The third point relates to a great many people in the Administration itself, who are very apt to rush into print or hand out stuff. Well, they may be the fourth or fifth man down the line, or they may be seeking publicity. If they are the fourth or fifth man down the line, probably they don't know the whole story, except their own version of the little individual piece of work which they themselves are doing for the Government. They haven't got a rounded view. Sometimes it's in a speech which seeks to be picturesque. Sometimes it's with the perfectly honest belief that their particular "ism"—specialty—is not being properly handled. We have that type of person, of course, in the Administration. And so there you have those branches of the Government and the "fourth estate," all of whom are guilty to a greater or less extent. . . .

Q. Mr. President, in that connection, we have had four speeches here in the last week by high Government officials, all along exactly the same theme, that we are losing this war, largely by reason of our failure to produce as rapidly as we should.

THE PRESIDENT: (interjecting) Yes.

Q. (continuing) In the light of your report here, those reports seem to be exaggerated. I gather you—

THE PRESIDENT: (interposing) I haven't seen all four that you refer to. I have seen two or three, and let me put it this way: If I had been in their place, I would not have said it. . . .
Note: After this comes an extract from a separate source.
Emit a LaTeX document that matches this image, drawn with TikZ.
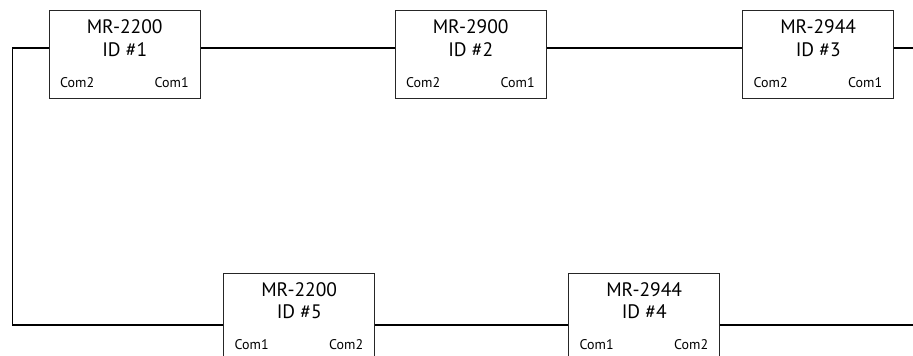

Q. Mr. President, I am not quite clear in my mind. What is the complaint about the press?

THE PRESIDENT: I think it's very simple. I am saying that about certain elements in press and radio that are hurting the war effort. And we all know. I don't have to particularize on it at all. You people know even better than I do who the fellows are, who the owners of the papers are. You know far better than I do. . . .

Q. Mr. President, would you care to deal specifically with any one community where you visited?

THE PRESIDENT: I don't think so. I think they all stand out as having a perfectly grand spirit. And that, incidentally, applies not only to the munitions plants but to almost all the other things as well.

Agriculture! The number of stories that I heard about how they are getting the crops in, with half of the hired hands gone. Those small communities where they haven't got enough men to pick the fruit, and they then decide on three days, or four days, and the banker, and the editor of the paper, and the drugstore fellow, and the garage man, and the children, they all give up what they are doing and go into the fields for three or four days, and -by gosh! —get the crops in.

Now that's the kind of spirit that we lack in Washington, D.C. Out there, you've got the reporters, you've got everybody else going into the fields, and they have got the crops in as a result. It's a community effort. We need more of that.